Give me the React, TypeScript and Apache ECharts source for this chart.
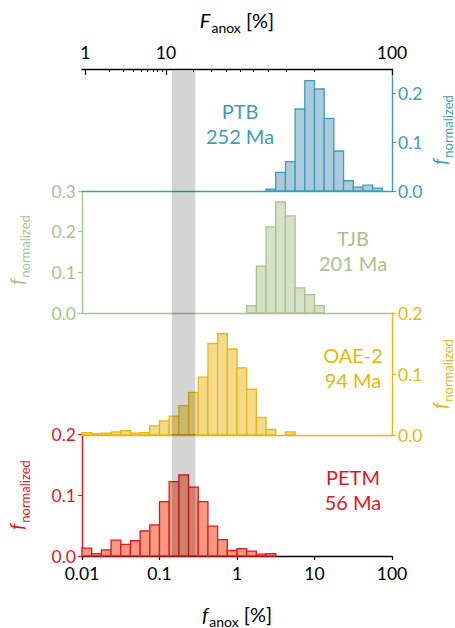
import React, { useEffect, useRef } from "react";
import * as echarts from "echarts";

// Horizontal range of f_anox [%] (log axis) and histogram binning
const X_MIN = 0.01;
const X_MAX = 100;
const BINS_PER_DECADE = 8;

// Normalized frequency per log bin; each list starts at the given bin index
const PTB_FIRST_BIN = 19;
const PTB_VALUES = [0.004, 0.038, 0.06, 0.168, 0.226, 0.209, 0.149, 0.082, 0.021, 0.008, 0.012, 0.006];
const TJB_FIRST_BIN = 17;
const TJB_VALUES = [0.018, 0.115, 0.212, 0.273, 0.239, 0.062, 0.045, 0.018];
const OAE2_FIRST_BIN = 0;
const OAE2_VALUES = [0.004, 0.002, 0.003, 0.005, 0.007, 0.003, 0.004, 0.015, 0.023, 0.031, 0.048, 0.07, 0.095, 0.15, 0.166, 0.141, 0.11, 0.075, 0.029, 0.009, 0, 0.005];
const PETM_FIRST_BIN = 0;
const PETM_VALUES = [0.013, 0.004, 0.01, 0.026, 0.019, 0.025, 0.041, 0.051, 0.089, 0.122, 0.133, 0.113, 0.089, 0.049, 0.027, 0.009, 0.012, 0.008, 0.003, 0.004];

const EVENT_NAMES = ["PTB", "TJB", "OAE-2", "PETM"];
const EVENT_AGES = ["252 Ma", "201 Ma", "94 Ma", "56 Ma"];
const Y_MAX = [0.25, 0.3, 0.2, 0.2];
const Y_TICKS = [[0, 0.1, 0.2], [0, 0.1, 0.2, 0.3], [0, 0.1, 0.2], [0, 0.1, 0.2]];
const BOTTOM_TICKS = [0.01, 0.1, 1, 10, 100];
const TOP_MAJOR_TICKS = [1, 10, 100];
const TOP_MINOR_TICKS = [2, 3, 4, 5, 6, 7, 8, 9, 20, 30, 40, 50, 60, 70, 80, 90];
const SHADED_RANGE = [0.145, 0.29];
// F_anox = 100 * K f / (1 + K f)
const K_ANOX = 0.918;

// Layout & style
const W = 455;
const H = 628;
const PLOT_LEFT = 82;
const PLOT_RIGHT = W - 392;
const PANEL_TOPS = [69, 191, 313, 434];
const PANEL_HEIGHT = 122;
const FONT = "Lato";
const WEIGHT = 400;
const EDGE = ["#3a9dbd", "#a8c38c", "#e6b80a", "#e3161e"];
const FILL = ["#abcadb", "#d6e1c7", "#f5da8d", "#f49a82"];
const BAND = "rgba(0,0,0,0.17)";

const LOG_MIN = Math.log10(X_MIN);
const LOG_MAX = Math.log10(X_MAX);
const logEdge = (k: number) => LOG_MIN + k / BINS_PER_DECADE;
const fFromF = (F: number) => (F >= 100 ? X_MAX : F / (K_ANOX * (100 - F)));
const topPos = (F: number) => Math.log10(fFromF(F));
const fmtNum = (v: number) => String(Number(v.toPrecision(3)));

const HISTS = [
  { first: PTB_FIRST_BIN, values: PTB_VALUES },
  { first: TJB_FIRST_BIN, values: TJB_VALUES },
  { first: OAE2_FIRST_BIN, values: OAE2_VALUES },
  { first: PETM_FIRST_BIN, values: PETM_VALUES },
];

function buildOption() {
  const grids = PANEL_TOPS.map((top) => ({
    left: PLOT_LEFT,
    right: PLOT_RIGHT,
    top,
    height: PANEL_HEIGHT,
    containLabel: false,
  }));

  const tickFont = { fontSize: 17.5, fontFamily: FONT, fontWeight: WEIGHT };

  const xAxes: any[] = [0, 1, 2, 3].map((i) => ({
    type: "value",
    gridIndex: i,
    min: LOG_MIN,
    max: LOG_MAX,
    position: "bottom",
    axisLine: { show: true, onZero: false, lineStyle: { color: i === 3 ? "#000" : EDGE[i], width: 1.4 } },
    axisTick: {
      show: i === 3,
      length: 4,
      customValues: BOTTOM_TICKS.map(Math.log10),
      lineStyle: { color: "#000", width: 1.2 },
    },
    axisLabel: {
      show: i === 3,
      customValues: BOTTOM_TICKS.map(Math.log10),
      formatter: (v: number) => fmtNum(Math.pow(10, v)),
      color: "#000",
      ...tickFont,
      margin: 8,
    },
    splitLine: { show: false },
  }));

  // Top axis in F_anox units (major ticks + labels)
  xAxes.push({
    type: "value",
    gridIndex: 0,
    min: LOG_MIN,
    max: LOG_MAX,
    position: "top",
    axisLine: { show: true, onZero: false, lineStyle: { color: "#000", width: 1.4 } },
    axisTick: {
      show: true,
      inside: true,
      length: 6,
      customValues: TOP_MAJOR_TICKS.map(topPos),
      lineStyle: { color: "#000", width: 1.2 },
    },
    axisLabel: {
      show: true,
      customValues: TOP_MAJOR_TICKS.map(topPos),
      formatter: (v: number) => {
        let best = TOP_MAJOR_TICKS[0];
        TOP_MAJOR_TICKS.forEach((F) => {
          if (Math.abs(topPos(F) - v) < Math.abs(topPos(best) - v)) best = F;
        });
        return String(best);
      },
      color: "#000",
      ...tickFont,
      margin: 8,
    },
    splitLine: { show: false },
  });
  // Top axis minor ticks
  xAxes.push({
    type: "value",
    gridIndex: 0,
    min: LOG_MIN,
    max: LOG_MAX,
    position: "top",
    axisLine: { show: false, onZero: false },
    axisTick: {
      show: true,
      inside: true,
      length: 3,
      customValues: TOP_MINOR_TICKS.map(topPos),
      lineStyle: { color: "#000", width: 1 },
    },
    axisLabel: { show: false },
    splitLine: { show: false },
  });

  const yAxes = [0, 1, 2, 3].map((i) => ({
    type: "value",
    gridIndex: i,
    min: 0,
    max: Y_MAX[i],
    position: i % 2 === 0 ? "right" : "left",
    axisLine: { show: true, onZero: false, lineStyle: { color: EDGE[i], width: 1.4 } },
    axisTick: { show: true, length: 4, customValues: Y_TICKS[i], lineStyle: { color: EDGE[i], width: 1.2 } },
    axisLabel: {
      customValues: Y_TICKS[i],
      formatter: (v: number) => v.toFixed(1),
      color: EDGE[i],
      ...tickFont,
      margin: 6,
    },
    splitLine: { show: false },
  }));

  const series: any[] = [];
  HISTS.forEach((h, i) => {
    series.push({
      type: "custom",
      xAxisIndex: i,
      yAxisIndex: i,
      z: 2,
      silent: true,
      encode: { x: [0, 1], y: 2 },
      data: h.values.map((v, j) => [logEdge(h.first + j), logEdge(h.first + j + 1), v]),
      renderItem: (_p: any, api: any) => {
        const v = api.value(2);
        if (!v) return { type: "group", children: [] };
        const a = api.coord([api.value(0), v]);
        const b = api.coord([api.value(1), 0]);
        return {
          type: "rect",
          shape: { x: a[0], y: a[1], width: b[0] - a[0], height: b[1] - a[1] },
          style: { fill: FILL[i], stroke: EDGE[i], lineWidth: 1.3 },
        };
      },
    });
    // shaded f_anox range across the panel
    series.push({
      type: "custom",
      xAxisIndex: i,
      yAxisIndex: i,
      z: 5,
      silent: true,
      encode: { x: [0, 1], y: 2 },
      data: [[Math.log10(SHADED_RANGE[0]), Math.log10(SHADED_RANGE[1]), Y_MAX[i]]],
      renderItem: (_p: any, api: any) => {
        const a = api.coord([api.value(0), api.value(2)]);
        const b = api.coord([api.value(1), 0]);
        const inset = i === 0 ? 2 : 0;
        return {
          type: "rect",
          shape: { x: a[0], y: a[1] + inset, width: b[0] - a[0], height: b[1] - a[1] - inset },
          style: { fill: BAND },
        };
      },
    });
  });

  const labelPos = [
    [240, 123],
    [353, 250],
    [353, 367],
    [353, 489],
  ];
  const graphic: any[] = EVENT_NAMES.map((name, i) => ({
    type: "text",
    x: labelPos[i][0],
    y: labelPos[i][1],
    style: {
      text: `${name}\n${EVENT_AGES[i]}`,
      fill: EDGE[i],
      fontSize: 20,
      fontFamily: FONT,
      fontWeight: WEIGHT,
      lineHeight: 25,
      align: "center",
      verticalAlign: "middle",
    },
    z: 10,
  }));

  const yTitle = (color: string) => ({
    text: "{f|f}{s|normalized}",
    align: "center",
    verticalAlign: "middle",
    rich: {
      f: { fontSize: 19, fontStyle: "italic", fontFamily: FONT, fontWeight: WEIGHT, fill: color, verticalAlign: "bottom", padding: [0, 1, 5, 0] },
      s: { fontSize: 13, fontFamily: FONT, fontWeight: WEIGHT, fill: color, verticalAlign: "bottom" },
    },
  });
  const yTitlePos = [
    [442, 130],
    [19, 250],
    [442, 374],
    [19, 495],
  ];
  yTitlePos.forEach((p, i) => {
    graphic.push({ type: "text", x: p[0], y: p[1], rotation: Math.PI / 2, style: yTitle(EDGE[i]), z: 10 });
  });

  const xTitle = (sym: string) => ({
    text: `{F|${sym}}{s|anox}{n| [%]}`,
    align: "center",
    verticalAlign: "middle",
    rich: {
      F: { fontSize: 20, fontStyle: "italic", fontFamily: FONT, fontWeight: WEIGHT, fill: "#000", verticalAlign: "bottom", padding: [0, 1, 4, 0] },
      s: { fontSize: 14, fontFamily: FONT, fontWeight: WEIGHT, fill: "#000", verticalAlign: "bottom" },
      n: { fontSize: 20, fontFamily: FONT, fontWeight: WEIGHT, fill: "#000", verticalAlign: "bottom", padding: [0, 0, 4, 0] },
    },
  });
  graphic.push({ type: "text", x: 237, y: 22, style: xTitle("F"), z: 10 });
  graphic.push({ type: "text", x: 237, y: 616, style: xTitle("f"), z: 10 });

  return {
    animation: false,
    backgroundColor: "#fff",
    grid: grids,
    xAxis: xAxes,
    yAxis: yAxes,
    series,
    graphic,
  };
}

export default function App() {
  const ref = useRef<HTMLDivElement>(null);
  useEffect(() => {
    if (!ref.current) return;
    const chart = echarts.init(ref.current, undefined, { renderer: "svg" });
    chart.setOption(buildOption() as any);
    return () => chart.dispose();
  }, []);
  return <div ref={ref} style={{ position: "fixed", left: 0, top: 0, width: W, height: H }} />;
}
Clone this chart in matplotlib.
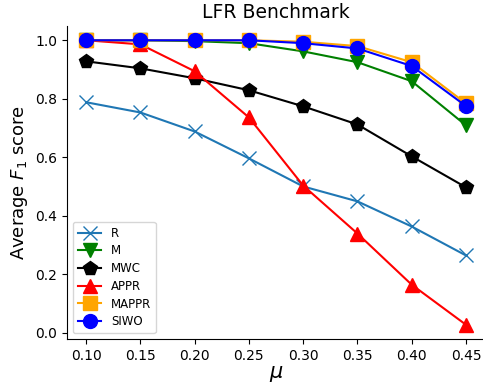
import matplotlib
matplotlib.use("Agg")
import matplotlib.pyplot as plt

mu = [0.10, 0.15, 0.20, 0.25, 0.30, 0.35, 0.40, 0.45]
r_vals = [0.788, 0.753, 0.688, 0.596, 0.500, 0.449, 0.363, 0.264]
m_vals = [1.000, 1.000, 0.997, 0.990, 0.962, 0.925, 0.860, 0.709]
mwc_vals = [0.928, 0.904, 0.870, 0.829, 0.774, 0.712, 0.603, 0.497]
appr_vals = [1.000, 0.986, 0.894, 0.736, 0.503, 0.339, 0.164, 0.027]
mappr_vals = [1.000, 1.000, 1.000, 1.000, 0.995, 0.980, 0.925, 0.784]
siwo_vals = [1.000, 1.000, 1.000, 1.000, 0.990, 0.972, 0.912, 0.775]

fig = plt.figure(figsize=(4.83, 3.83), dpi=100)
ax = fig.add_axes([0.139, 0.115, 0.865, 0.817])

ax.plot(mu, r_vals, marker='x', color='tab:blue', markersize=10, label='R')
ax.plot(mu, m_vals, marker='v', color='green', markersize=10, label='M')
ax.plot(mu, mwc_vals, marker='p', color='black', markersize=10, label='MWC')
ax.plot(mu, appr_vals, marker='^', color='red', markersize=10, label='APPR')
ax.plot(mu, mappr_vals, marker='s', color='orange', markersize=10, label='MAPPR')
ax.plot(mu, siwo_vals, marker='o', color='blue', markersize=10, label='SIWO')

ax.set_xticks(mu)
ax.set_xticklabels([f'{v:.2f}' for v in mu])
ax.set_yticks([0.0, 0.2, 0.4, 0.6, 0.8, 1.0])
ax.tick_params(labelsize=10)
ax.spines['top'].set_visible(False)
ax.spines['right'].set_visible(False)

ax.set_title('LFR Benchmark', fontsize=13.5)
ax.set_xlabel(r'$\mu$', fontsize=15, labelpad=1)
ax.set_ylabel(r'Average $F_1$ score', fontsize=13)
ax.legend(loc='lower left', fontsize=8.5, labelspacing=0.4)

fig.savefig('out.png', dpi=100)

■ Prompt:
Scan the material above for the string "this" and report each line where you find it.

■ Response:
Give me the React, TypeScript and Apache ECharts source for this chart.
Clone this chart in matplotlib.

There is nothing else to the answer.